Mandelblit fait l’objet d’autres accusations. Certains l’accusent d’avoir fait traîner l’ouverture de l’enquête sur le Premier ministre.
D’autres médias indiquent que le procureur général s’est récusé des débats sur la probation de l’ex-président et violeur condamné Moshe Katsav, récemment libéré de prison, ainsi que des enquêtes sur l’ancien employé du Bureau du Premier ministre, Gil Sheffer, accusé d’abus sexuels.
Le procureur général s’est retiré de ces cas parce qu’il connaissait personnellement les suspects.

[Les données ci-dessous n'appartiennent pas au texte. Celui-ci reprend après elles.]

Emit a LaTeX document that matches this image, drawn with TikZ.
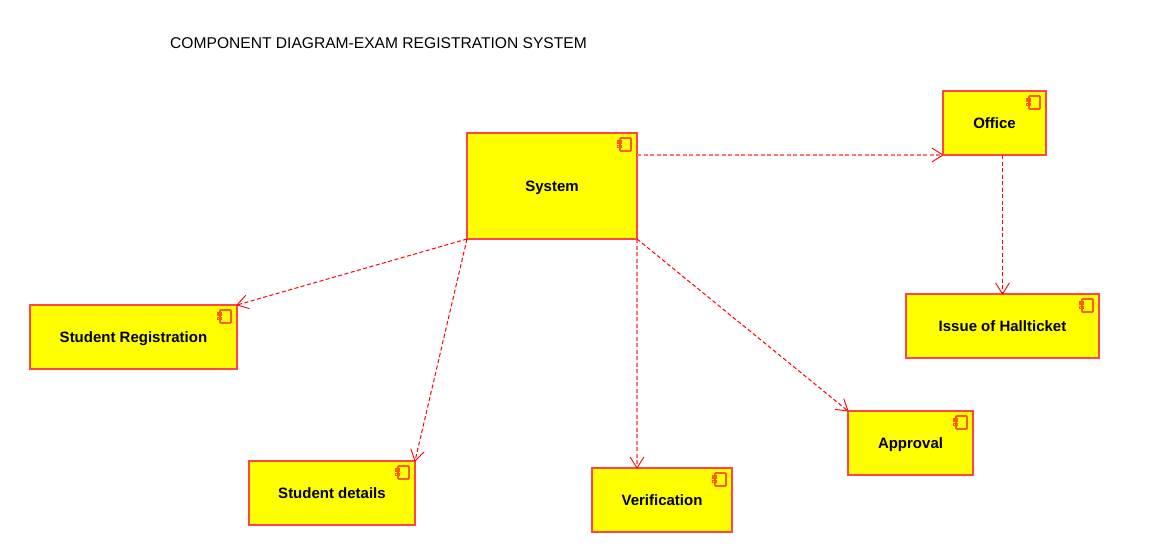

Cette attitude alimente donc les convictions de ceux qui l’exhortent à passer le relais dans l’affaire Netanyahu.
Les accusations de retards délibérés rappellent également le rôle marginal de Mandelblit dans l’affaire Harpaz – dont il a ensuite été innocenté – dans laquelle, en tant que défenseur général de l’armée, il était soupçonné d’obstruction de la justice en retardant la remise de documents accablants à la police.
« Nous, la Loi »
Mandelblit a fait profil bas depuis son entrée en fonction en février 2016 – à l’exception de sa virulente opposition au projet de loi dit de régulation des avant-postes de la Cisjordanie, qu’il a mise par écrit.

Mais dans son discours de lundi soir, Mandelblit a personnellement évoqué les enquêtes, et a catégoriquement démenti tout retard dans le lancement des enquêtes. Durant son discours, il a employé la troisième personne du pluriel, ne s’alignant pas avec le Premier ministre, mais avec les autres organismes d’application de la loi.
« Quand je dis ‘nous’ – c’est la police, le procureur de l’État, le procureur général », a-t-il dit.
Mandelblit a déclaré que « nous » avons pris une décision « stratégique », à l’unanimité pour attirer l’attention sur « l’Affaire 1 000 », qui implique des cadeaux à la famille Netanyahu de la part de bienfaiteurs millionnaires, tout en minimisant – pour le moment – l’affaire Mozes, appelée « Affaire 2000 »,
En faisant cela, a déclaré Mandelblit, avec une confidentialité « relative », la police est parvenue à obtenir des dizaines de témoins et à recueillir des preuves considérables sur la première affaire.
« L’éclatement immédiat et prématuré de l’Affaire 2000 et la protestation médiatique qui s’ensuivra, n’aurait pas permis une progression organisée et systématique dans l’Affaire 1 000 », a-t-il dit, pour justifier ce que certains estiment être une façon de gagner du temps.
« Cela a permis à la police de travailler intensément, de recueillir des preuves et de compléter l’enquête sur l’Affaire 1 000 en recueillant des dizaines de témoignages et d’autres actions d’enquête, dont certaines à l’international. »

Le consensus dans la hiérarchisation entre l’enquête sur les cadeaux et celle sur l’affaire Mozes était « sage, intelligent et justifié », a-t-il dit. « Les seules considérations prises en compte étaient les intérêts de l’enquête et l’obtention de la vérité », a-t-il dit.
Il a ajouté qu’en tant que procureur général, il n’avait « pas le luxe de ne pas prendre de décisions dans ces affaires ».